- 作者: 小川信
- 出版社/メーカー: 吉川弘文館
- 発売日: 2013/10/09
- メディア: 単行本
- この商品を含むブログを見る
まあ、昔の本といった感じだよなあ。確かに、誰も彼も、ころころ言うことを変えて、無責任としか言いようがないのだけど、どうしてそういう意思決定を行ったのか背景を探るのが歴史学なのではないだろうか。
細川山名両家が、派閥の雄になった経緯、そして、両家のその後の運命に比較的長く紙幅が割かれているのが良い。長い間、幕府の機構に根っこを伸ばしてきた細川家と実力で中国地方の派遣を握った山名家の性格の違い。嘉吉の変と赤松討伐で、山名家は勢力を伸ばしたと。内紛を繰り返すようになった細川家、急激に支配力を失っていった山名家と、その後も興味深い。
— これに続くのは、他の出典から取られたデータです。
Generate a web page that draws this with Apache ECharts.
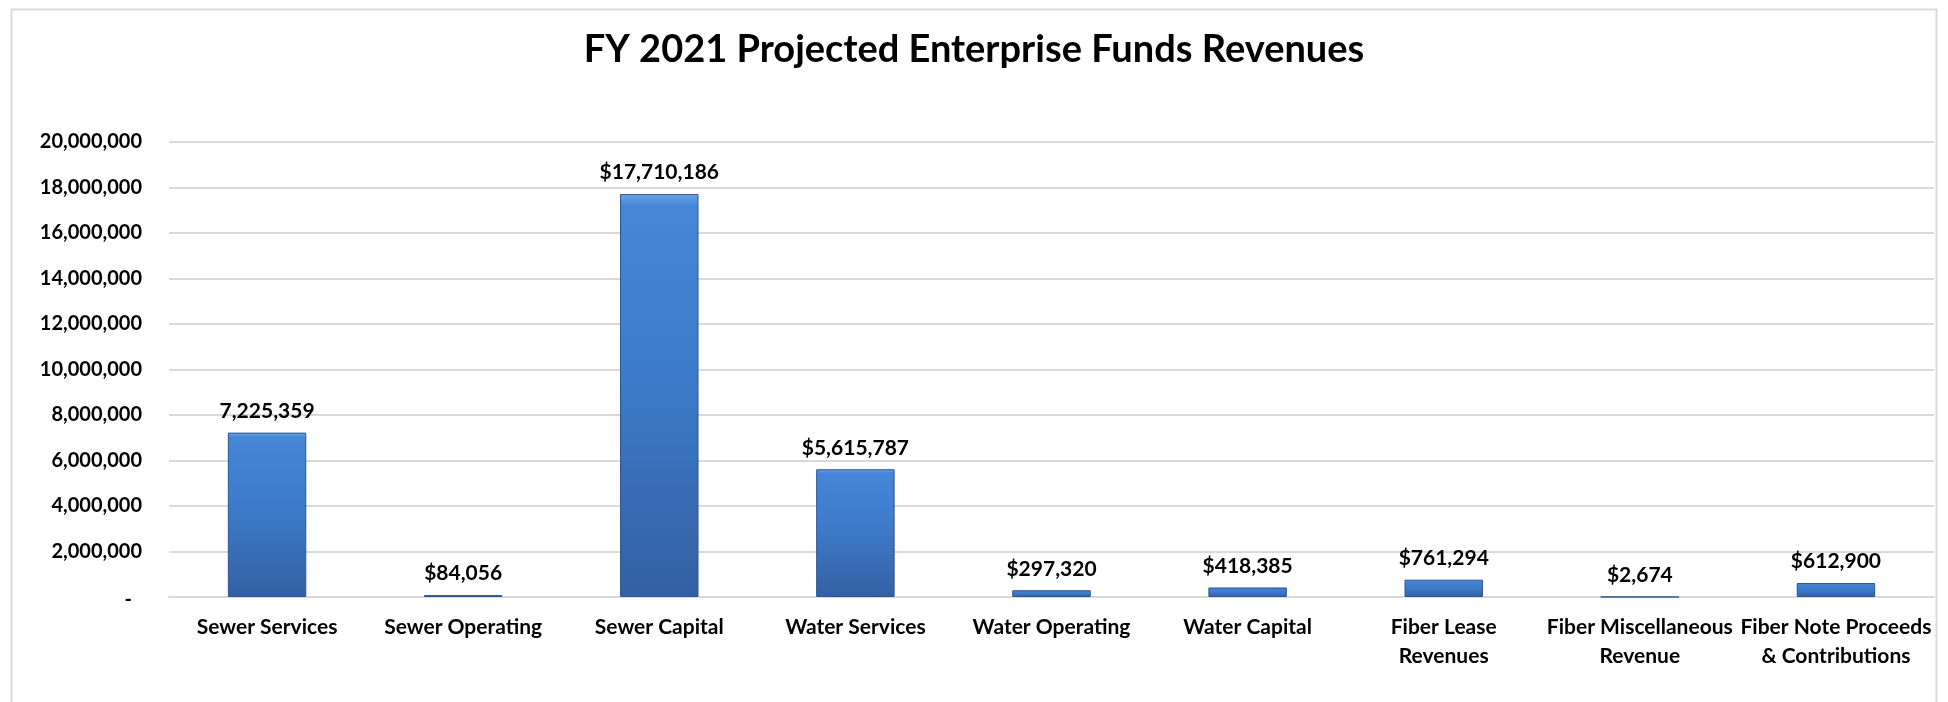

あるいは、実際の戦闘の展開が細かく追われているのも。実際に、両軍が激突していた時期というのは、比較的短いのだな。正規の武士身分は、比較的少ないだろうから、初期の衝突で、実は両軍とも、正規兵をかなり失っていたんじゃないかな。ただでさえ、一族や家臣の戦死は、武士団の勢力を減退させるものだったろうし、ガチで殴り合いを続けたら、戦意はあっという間に霧散しそう。
正直、中公新書のを読めば十分という気もしなくはないが、ちょっと長い時間軸で見たいなら、いいのかな。